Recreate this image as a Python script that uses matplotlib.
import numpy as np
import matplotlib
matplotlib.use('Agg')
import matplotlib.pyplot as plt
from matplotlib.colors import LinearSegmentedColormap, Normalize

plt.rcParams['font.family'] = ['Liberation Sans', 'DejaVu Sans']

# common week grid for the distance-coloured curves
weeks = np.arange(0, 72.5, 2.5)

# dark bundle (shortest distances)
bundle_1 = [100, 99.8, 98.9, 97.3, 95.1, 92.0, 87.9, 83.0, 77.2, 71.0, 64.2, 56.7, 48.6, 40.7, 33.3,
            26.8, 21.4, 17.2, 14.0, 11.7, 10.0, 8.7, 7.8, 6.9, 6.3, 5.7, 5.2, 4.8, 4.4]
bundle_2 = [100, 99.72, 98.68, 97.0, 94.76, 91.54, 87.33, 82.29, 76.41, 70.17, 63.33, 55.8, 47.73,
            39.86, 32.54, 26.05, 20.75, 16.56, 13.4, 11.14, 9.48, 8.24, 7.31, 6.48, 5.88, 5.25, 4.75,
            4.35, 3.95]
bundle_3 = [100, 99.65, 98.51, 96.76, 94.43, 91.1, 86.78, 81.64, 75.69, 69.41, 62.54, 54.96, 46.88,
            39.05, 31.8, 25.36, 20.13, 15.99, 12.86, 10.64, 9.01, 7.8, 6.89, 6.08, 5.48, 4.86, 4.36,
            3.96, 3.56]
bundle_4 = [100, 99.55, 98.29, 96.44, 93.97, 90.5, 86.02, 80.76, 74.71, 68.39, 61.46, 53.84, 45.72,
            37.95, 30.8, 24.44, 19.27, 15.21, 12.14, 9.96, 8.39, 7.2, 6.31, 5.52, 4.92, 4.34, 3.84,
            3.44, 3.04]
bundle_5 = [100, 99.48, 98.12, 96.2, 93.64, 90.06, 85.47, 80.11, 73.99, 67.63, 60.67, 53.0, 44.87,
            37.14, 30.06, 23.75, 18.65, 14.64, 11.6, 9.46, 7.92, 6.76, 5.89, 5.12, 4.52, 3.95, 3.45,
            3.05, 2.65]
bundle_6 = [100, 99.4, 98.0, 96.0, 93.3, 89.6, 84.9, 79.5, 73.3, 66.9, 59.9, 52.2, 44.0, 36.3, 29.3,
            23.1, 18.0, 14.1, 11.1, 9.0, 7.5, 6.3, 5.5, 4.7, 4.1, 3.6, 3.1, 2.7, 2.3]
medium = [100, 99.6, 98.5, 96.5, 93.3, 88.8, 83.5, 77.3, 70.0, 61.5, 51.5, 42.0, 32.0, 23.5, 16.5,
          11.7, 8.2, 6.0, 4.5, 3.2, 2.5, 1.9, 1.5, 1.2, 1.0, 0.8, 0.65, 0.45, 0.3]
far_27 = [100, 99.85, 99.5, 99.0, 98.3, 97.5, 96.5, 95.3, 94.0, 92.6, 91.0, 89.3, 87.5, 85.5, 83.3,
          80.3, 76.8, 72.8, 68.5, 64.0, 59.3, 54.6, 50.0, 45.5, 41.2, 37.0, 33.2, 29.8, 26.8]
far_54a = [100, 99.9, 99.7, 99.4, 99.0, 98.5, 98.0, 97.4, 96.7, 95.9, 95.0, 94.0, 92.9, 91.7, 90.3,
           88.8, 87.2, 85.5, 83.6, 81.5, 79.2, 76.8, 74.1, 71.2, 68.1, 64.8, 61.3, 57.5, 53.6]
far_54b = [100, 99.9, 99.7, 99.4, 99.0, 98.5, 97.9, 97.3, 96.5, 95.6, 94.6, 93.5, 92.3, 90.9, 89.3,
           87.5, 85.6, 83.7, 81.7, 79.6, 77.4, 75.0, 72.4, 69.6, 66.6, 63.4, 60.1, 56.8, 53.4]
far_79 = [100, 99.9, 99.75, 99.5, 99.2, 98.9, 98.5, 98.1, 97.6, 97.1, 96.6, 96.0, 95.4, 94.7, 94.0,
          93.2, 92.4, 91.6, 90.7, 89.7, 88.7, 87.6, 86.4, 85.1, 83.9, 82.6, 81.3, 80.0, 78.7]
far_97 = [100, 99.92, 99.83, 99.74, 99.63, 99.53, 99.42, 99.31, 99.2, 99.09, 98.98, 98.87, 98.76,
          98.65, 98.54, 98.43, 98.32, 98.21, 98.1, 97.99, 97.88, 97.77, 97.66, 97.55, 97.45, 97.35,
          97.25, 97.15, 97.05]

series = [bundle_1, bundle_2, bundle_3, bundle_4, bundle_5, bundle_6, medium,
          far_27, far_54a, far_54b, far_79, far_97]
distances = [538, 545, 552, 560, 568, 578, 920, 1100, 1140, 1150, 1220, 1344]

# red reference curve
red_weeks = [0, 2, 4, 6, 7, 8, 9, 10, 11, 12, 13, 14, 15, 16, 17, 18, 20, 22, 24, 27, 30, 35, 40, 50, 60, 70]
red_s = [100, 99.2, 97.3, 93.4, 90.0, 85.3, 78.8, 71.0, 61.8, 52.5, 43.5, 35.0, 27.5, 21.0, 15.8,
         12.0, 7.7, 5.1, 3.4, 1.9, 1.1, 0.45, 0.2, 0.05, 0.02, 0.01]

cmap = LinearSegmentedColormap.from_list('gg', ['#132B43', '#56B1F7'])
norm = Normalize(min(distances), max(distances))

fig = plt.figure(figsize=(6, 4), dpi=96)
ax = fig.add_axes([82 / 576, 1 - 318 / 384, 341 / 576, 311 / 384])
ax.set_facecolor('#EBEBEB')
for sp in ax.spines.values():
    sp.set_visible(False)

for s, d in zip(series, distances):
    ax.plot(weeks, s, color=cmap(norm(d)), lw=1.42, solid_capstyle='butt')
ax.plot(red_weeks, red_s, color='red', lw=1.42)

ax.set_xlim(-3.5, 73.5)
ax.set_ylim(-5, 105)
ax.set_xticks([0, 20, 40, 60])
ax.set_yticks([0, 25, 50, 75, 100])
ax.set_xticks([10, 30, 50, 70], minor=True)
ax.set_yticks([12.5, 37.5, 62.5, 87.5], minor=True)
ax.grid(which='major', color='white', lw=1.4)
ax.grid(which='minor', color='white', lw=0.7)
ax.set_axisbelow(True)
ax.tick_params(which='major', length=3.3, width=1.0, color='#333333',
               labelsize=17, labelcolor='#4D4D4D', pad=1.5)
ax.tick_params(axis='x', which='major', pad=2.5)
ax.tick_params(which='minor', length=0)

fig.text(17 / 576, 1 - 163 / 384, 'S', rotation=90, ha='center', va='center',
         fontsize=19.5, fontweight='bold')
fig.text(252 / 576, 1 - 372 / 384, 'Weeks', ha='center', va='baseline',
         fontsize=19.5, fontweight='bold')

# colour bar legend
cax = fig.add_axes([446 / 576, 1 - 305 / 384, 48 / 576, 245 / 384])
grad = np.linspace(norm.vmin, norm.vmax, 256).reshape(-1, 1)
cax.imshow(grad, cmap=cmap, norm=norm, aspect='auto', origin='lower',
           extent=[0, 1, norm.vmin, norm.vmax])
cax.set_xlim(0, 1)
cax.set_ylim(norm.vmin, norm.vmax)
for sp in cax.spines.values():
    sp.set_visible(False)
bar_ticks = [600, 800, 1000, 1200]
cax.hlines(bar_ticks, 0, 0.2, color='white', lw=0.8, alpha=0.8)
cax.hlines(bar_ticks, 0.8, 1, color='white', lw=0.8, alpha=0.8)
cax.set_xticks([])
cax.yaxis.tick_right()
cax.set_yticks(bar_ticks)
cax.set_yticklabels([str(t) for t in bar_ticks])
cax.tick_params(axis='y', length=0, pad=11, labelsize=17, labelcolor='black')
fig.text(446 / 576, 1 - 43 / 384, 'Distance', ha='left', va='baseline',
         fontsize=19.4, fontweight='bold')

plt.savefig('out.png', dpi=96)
◇ ◇ ◇ ◇ ◇ ◇ ◇
EXERCISE REQUIREMENTS:
Everything from the first line above up to and including the line that contains "weeks = np.arange(0, 72.5, 2.5)" should be printed exactly; please print only that.

REPLY TO THE EXERCISE:
Recreate this image as a Python script that uses matplotlib.
import numpy as np
import matplotlib
matplotlib.use('Agg')
import matplotlib.pyplot as plt
from matplotlib.colors import LinearSegmentedColormap, Normalize

plt.rcParams['font.family'] = ['Liberation Sans', 'DejaVu Sans']

# common week grid for the distance-coloured curves
weeks = np.arange(0, 72.5, 2.5)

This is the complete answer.